By Kim Shindle | May 24, 2022 | 3 min. read

A recent court agreement could lower tax bills for some Allegheny County homeowners.

As part of the consent order, the county agreed to re-examine the way it coded some 2020 property sales data that will serve as the basis for calculating assessments during appeal hearings this year.

The lawsuit looks at the Common Level Ratio, a state calculation used in property assessment appeals to account for widening disparities between assessed values and current sales prices since the last countywide reassessment nearly a decade ago. The CLR, calculated by the state tax equalization board, is used in appeal hearings to determine the new assessed value of a property. To calculate the ratio, the state uses property sales, coded as valid, that are submitted by the county.

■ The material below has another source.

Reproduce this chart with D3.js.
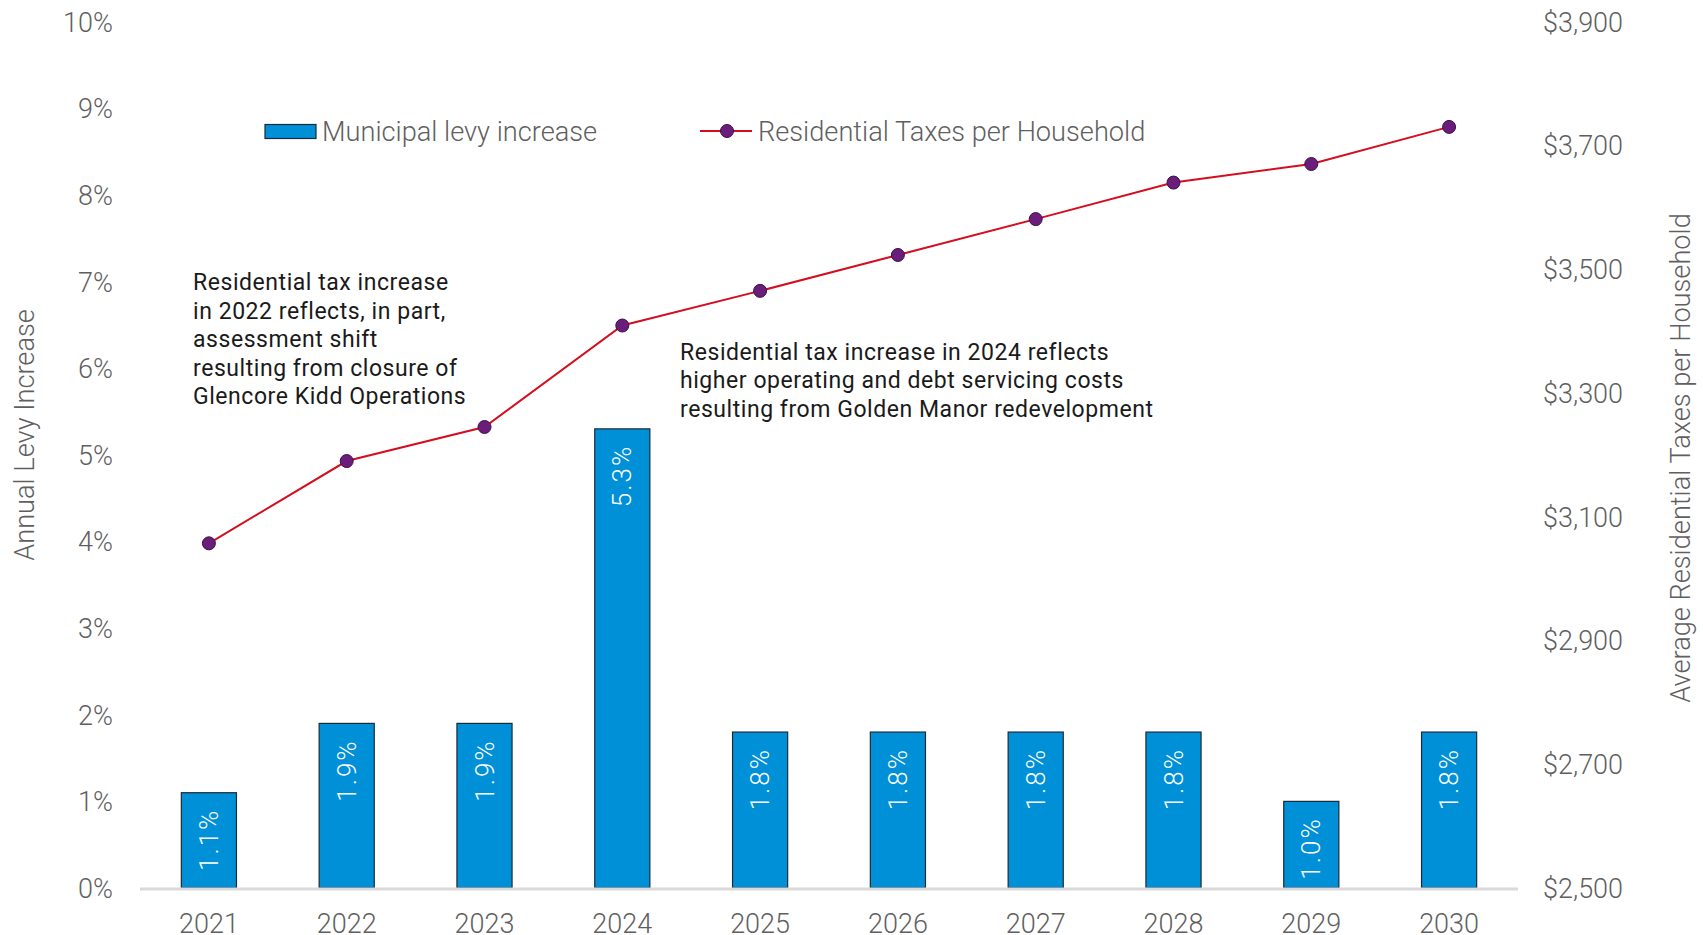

The lawsuit alleges that since 2016, the county wasn’t submitting all home sales to the state which had the effect of artificially inflating the CLR and the tax bills on thousands of properties following assessment appeals. According to the lawsuit, in 2020, there were 34,000 property sales in the county. The county allegedly submitted records for 5,357 of them to the board, resulting in the 81.1% CLR.

John Silvestri, the attorney who brought the lawsuit on behalf of nine property owners, claims if the county has used all of the 17,000 property sales reported on the West Penn Multi List, it would have come up with a Common Level Ration of 63.5%, which would significantly reduce the taxes the new homeowners are paying.

The Realtors® Association of Metropolitan Pittsburgh filed an amicus brief in support of the consumer suit against the county claiming that Allegheny County wrongly coded property sales submitted to the state, which inflated tax bills to homeowners whose assessments were appealed.

“This is a big win for homeowners,” said RAMP President Jim Jarrett. “Many of them have been overcharged on their real estate taxes because the system allowed that to happen. Hopefully this will make the county fix this issue and lower taxes for the homeowners.”

RAMP Executive Vice President John Petrack agrees. “This is a great victory of us. We were approached by the plaintiff to file a brief in support of the lawsuit. RAMP has been arguing against appeals by the county and school districts that occur after a property is sold. We’ve heard that other municipalities are appealing assessed values after properties are being sold and the plaintiffs are confident that this type of suit will be filed in other areas.”

Jarrett added, “When you have 20 similar houses in a neighborhood and two of them have sold in the last few years and have been reassessed because of their purchase price, it created an inequity. Those two new homeowners are paying two to four times as much as their neighbors with homes of similar values.”

“When I work with buyers, I warn them of the possibility of their taxes going up and it’s mentioned in the Agreement of Sale. And when they get that new, much larger tax bill, their Realtor® is one of the first people they call,” Jarrett said. “It’s not fair that the school districts and municipalities are punishing people who are buying homes. Taxes should be fair and equitable across the board.”